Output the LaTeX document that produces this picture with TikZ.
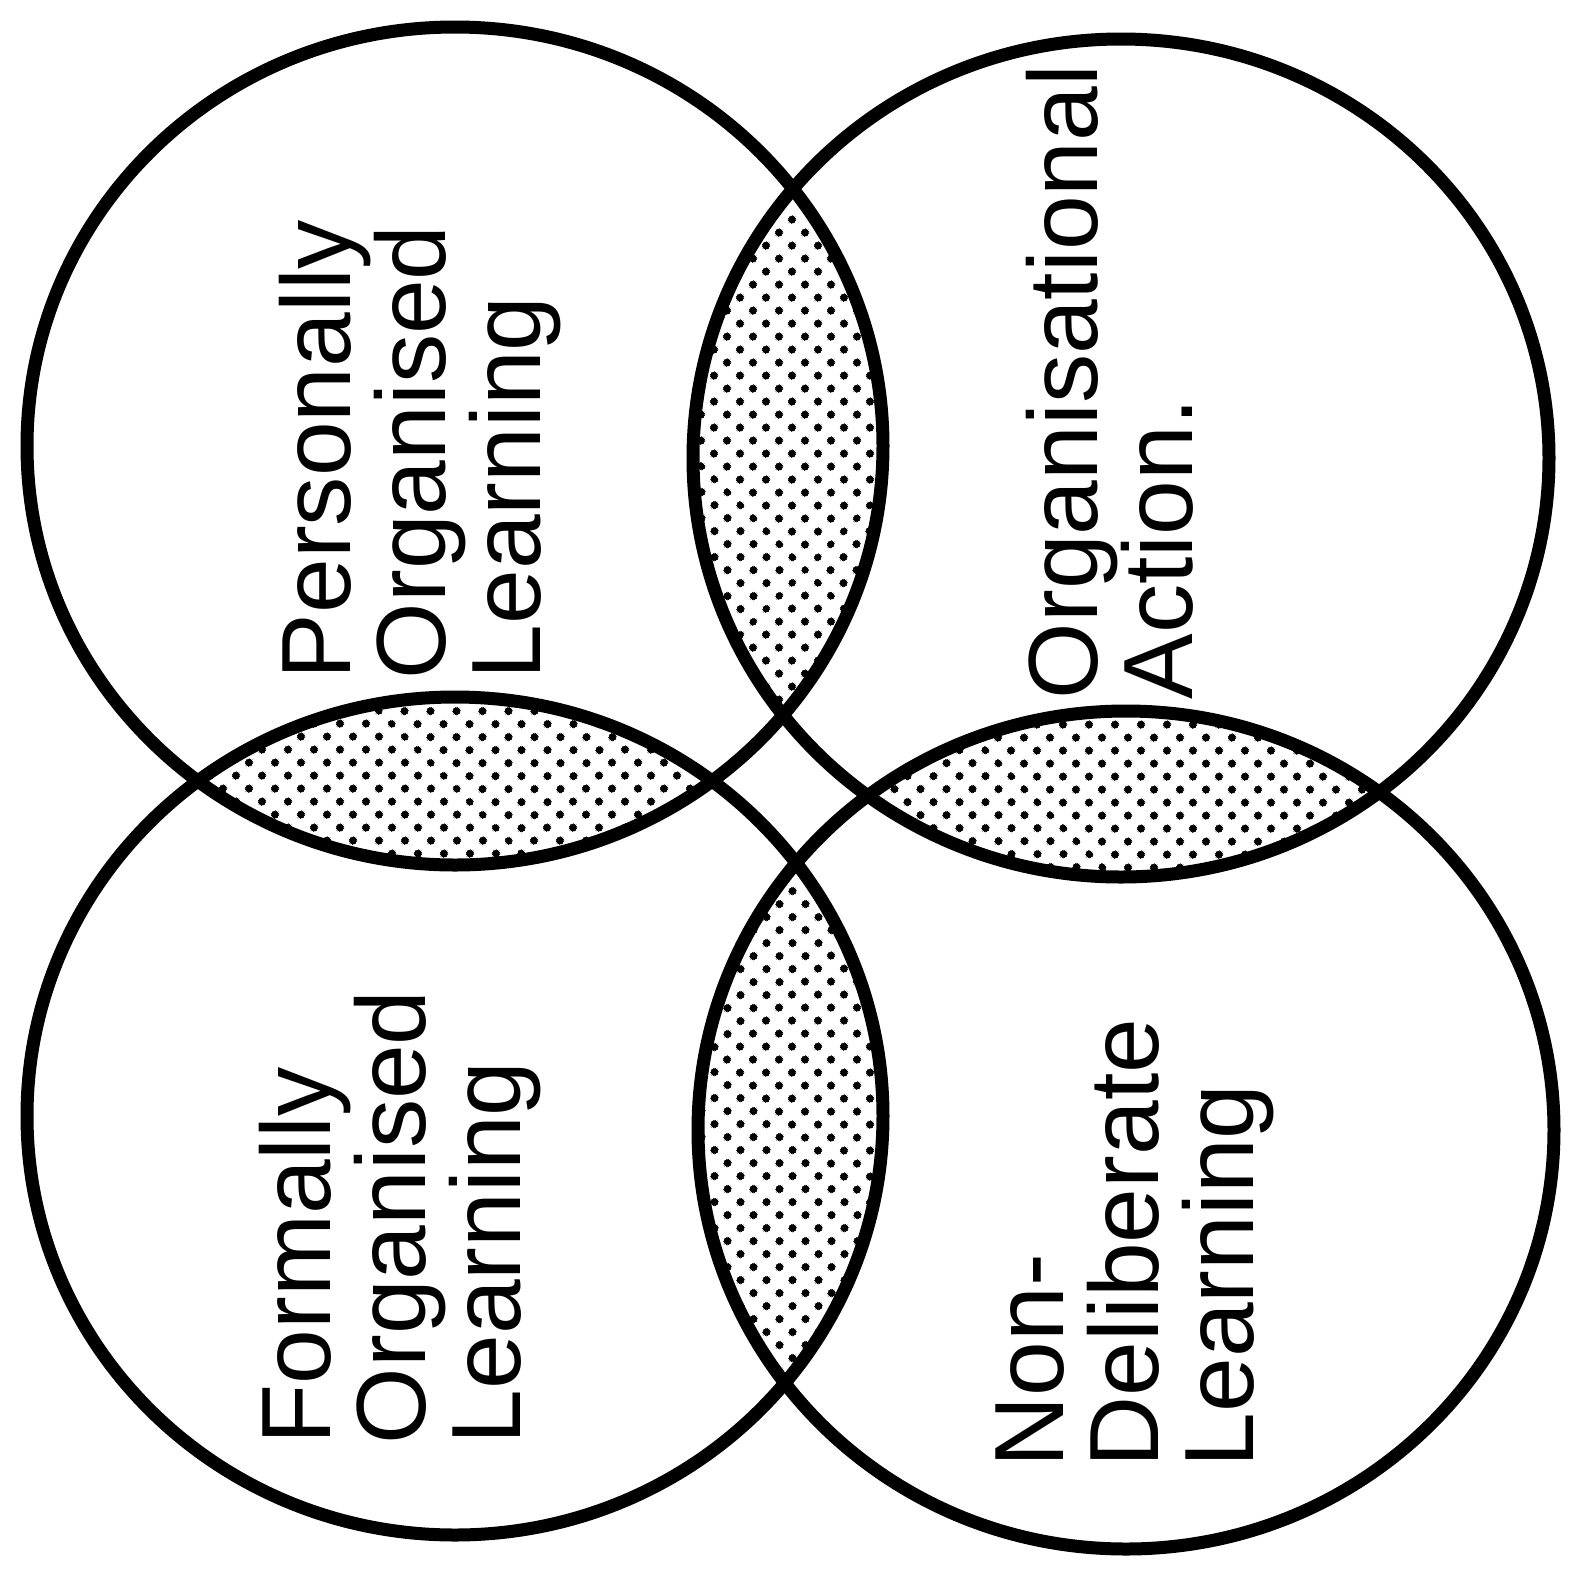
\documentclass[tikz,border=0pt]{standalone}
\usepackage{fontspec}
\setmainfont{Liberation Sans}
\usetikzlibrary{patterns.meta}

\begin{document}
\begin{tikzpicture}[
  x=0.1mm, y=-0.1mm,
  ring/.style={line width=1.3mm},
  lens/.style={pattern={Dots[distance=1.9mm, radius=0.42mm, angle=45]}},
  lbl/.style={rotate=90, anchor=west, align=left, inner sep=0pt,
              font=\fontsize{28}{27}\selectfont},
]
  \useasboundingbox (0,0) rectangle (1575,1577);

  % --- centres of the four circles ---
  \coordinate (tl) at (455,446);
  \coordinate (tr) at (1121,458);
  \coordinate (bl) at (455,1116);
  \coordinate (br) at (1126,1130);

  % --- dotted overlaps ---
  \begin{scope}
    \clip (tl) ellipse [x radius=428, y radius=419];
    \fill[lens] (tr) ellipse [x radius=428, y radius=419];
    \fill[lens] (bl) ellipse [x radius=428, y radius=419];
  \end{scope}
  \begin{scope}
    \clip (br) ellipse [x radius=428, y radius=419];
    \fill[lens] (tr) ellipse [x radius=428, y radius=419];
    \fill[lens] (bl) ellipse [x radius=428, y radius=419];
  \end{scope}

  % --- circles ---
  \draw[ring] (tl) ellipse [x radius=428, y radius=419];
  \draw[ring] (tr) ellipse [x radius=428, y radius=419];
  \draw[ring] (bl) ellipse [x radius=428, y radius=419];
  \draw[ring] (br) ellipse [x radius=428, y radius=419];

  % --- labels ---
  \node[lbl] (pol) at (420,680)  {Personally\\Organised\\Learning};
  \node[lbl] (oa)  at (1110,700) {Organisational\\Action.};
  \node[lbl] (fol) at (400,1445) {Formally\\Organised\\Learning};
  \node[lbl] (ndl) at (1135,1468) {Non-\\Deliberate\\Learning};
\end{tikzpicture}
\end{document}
• • • • • • •
* [Short exercise] Copy out all of the material exactly as written, without its pictures.

* [Answer in full]
Output the LaTeX document that produces this picture with TikZ.
\documentclass[tikz,border=0pt]{standalone}
\usepackage{fontspec}
\setmainfont{Liberation Sans}
\usetikzlibrary{patterns.meta}

\begin{document}
\begin{tikzpicture}[
  x=0.1mm, y=-0.1mm,
  ring/.style={line width=1.3mm},
  lens/.style={pattern={Dots[distance=1.9mm, radius=0.42mm, angle=45]}},
  lbl/.style={rotate=90, anchor=west, align=left, inner sep=0pt,
              font=\fontsize{28}{27}\selectfont},
]
  \useasboundingbox (0,0) rectangle (1575,1577);

  % --- centres of the four circles ---
  \coordinate (tl) at (455,446);
  \coordinate (tr) at (1121,458);
  \coordinate (bl) at (455,1116);
  \coordinate (br) at (1126,1130);

  % --- dotted overlaps ---
  \begin{scope}
    \clip (tl) ellipse [x radius=428, y radius=419];
    \fill[lens] (tr) ellipse [x radius=428, y radius=419];
    \fill[lens] (bl) ellipse [x radius=428, y radius=419];
  \end{scope}
  \begin{scope}
    \clip (br) ellipse [x radius=428, y radius=419];
    \fill[lens] (tr) ellipse [x radius=428, y radius=419];
    \fill[lens] (bl) ellipse [x radius=428, y radius=419];
  \end{scope}

  % --- circles ---
  \draw[ring] (tl) ellipse [x radius=428, y radius=419];
  \draw[ring] (tr) ellipse [x radius=428, y radius=419];
  \draw[ring] (bl) ellipse [x radius=428, y radius=419];
  \draw[ring] (br) ellipse [x radius=428, y radius=419];

  % --- labels ---
  \node[lbl] (pol) at (420,680)  {Personally\\Organised\\Learning};
  \node[lbl] (oa)  at (1110,700) {Organisational\\Action.};
  \node[lbl] (fol) at (400,1445) {Formally\\Organised\\Learning};
  \node[lbl] (ndl) at (1135,1468) {Non-\\Deliberate\\Learning};
\end{tikzpicture}
\end{document}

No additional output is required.